Please write out the lines of the data exactly, beginning with the first and ending with the line containing "const clampTop = 4.1;"; leave the pictures behind.

Provided data:
◇ ◇ ◇

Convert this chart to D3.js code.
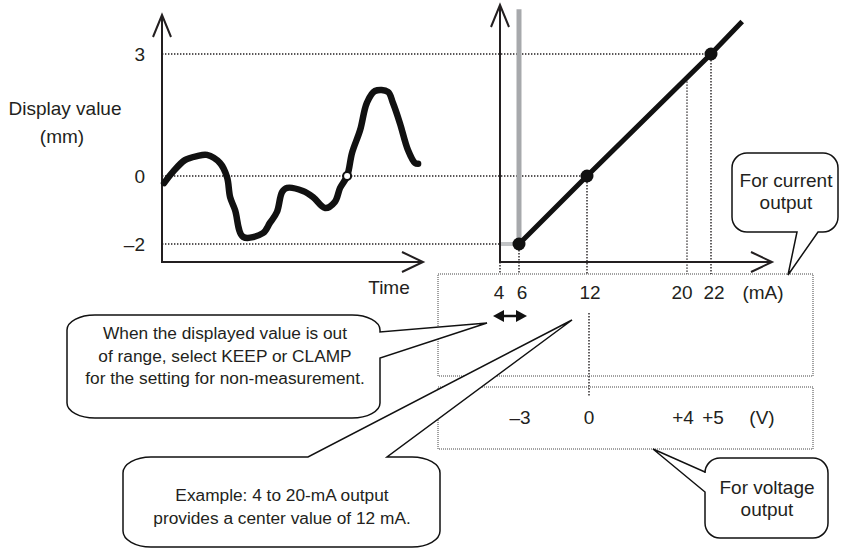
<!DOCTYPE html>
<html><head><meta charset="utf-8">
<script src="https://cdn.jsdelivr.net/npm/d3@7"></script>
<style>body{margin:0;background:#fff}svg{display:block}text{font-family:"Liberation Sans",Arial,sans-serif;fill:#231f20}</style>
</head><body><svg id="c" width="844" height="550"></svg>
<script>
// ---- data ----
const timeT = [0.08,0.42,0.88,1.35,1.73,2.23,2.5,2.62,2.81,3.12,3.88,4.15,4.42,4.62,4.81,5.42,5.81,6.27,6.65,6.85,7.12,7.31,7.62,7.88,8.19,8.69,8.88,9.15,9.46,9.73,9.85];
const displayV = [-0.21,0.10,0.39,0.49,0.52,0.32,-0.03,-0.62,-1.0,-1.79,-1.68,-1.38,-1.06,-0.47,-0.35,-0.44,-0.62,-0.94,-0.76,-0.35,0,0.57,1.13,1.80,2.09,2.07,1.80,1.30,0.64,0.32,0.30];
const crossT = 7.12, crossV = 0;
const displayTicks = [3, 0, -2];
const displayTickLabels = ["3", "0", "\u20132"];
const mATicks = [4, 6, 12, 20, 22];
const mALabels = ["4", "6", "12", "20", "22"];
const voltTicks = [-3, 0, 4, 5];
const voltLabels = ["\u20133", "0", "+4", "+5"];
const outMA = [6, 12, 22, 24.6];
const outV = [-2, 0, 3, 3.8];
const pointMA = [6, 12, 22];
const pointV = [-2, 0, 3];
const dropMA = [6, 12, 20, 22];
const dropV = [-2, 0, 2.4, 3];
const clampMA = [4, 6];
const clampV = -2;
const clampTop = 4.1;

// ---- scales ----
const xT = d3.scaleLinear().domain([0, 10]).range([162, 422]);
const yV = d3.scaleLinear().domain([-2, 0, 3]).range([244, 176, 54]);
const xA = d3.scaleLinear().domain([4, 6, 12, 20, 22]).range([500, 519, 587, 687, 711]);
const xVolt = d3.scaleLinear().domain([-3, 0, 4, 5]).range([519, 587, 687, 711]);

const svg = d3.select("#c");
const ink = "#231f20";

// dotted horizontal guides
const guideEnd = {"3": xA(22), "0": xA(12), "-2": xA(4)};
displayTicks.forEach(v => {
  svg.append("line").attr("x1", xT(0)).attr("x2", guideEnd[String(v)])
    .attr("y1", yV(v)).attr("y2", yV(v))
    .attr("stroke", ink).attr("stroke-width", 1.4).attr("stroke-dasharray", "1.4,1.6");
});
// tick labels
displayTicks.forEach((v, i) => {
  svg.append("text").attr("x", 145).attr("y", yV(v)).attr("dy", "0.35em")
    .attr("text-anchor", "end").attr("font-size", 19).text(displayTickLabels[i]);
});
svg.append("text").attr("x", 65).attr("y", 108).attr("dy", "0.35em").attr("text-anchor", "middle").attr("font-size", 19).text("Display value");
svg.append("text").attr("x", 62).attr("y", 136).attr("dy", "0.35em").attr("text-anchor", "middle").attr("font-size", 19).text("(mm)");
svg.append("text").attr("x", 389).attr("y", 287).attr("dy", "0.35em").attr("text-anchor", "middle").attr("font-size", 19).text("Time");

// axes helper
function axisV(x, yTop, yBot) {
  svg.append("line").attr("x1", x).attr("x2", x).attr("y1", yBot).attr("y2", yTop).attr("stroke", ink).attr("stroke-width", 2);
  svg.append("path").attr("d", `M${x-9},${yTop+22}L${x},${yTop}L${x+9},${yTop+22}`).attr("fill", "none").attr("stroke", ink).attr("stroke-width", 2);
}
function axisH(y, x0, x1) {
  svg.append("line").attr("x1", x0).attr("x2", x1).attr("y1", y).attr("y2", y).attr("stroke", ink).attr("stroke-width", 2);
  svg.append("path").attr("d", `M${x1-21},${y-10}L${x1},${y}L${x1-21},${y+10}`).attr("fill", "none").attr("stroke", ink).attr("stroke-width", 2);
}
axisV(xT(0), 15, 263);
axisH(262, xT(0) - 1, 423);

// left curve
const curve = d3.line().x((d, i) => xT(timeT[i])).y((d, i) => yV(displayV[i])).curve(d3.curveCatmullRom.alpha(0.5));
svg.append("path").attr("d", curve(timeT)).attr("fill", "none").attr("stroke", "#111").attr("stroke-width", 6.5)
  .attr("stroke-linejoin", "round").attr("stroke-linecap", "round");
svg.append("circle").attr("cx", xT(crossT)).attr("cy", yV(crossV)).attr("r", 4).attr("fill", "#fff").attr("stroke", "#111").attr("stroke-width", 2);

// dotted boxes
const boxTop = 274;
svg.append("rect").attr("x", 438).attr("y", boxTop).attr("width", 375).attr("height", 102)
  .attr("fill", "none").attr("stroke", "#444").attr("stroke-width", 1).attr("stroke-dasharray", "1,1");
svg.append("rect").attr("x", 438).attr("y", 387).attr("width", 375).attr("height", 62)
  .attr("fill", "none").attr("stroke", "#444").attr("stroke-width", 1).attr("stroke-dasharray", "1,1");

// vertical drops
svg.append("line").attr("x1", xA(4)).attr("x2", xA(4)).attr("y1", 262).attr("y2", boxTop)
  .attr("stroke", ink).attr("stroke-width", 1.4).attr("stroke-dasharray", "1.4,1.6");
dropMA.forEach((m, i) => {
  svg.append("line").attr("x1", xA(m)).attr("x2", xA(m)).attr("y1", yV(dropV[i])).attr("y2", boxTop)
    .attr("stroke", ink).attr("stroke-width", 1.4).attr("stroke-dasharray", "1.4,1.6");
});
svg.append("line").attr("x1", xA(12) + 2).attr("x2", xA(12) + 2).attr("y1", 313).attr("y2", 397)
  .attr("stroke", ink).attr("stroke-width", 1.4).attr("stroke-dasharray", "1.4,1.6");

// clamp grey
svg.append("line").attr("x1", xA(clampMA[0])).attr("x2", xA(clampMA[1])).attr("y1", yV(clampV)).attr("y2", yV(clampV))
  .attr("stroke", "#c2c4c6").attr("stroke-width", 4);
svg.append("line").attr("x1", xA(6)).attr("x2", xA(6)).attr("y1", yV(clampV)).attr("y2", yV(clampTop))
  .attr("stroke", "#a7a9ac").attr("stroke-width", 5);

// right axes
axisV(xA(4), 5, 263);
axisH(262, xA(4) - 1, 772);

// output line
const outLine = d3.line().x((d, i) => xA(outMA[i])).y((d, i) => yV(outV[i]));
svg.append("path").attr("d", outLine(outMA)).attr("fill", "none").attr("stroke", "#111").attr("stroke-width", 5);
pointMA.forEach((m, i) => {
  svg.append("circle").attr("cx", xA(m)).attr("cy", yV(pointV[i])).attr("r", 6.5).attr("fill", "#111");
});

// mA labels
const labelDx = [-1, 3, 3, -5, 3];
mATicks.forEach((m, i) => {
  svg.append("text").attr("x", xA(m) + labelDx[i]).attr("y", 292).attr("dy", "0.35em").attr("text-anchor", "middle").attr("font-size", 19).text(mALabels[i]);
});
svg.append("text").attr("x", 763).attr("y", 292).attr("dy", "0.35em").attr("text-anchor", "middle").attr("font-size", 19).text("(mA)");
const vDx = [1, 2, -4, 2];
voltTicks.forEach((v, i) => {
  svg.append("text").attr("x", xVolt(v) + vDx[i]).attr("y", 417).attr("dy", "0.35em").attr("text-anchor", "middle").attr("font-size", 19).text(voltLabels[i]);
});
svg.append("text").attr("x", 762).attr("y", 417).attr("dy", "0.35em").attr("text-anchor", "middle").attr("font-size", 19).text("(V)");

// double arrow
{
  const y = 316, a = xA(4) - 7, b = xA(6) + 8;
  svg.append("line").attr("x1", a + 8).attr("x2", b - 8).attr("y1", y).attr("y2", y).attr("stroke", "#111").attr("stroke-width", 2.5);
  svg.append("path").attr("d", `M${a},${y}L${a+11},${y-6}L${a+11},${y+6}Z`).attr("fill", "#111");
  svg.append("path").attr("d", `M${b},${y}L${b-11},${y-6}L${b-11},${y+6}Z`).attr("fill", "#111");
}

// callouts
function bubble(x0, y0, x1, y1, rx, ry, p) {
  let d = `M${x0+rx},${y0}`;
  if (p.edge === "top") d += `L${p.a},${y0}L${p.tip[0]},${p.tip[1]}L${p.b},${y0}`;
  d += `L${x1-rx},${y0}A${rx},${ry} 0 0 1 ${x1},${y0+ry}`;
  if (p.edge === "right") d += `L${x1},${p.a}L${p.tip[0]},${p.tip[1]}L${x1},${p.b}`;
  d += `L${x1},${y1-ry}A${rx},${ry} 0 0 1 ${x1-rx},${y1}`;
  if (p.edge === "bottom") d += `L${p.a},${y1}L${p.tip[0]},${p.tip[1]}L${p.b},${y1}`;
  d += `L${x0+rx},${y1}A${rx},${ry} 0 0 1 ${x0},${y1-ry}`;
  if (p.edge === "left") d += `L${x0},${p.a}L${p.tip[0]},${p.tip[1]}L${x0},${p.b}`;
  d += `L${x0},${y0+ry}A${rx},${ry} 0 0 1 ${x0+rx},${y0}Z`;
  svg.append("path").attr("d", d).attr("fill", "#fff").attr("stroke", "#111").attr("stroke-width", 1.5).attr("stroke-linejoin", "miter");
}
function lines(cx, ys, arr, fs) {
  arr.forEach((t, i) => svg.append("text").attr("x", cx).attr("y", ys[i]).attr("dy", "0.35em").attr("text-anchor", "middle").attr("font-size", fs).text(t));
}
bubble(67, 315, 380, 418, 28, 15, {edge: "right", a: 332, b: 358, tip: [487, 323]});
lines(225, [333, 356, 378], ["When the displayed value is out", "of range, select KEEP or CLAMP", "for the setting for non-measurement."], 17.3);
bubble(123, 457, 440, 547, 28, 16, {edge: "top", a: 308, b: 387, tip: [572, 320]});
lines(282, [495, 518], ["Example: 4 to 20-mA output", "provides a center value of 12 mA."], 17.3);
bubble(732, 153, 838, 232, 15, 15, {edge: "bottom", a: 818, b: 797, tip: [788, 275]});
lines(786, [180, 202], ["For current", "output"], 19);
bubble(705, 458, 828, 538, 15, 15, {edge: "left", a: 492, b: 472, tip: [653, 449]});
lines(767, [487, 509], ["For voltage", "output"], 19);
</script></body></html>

◇ ◇ ◇

Solution to this problem:
Convert this chart to D3.js code.
<!DOCTYPE html>
<html><head><meta charset="utf-8">
<script src="https://cdn.jsdelivr.net/npm/d3@7"></script>
<style>body{margin:0;background:#fff}svg{display:block}text{font-family:"Liberation Sans",Arial,sans-serif;fill:#231f20}</style>
</head><body><svg id="c" width="844" height="550"></svg>
<script>
// ---- data ----
const timeT = [0.08,0.42,0.88,1.35,1.73,2.23,2.5,2.62,2.81,3.12,3.88,4.15,4.42,4.62,4.81,5.42,5.81,6.27,6.65,6.85,7.12,7.31,7.62,7.88,8.19,8.69,8.88,9.15,9.46,9.73,9.85];
const displayV = [-0.21,0.10,0.39,0.49,0.52,0.32,-0.03,-0.62,-1.0,-1.79,-1.68,-1.38,-1.06,-0.47,-0.35,-0.44,-0.62,-0.94,-0.76,-0.35,0,0.57,1.13,1.80,2.09,2.07,1.80,1.30,0.64,0.32,0.30];
const crossT = 7.12, crossV = 0;
const displayTicks = [3, 0, -2];
const displayTickLabels = ["3", "0", "\u20132"];
const mATicks = [4, 6, 12, 20, 22];
const mALabels = ["4", "6", "12", "20", "22"];
const voltTicks = [-3, 0, 4, 5];
const voltLabels = ["\u20133", "0", "+4", "+5"];
const outMA = [6, 12, 22, 24.6];
const outV = [-2, 0, 3, 3.8];
const pointMA = [6, 12, 22];
const pointV = [-2, 0, 3];
const dropMA = [6, 12, 20, 22];
const dropV = [-2, 0, 2.4, 3];
const clampMA = [4, 6];
const clampV = -2;
const clampTop = 4.1;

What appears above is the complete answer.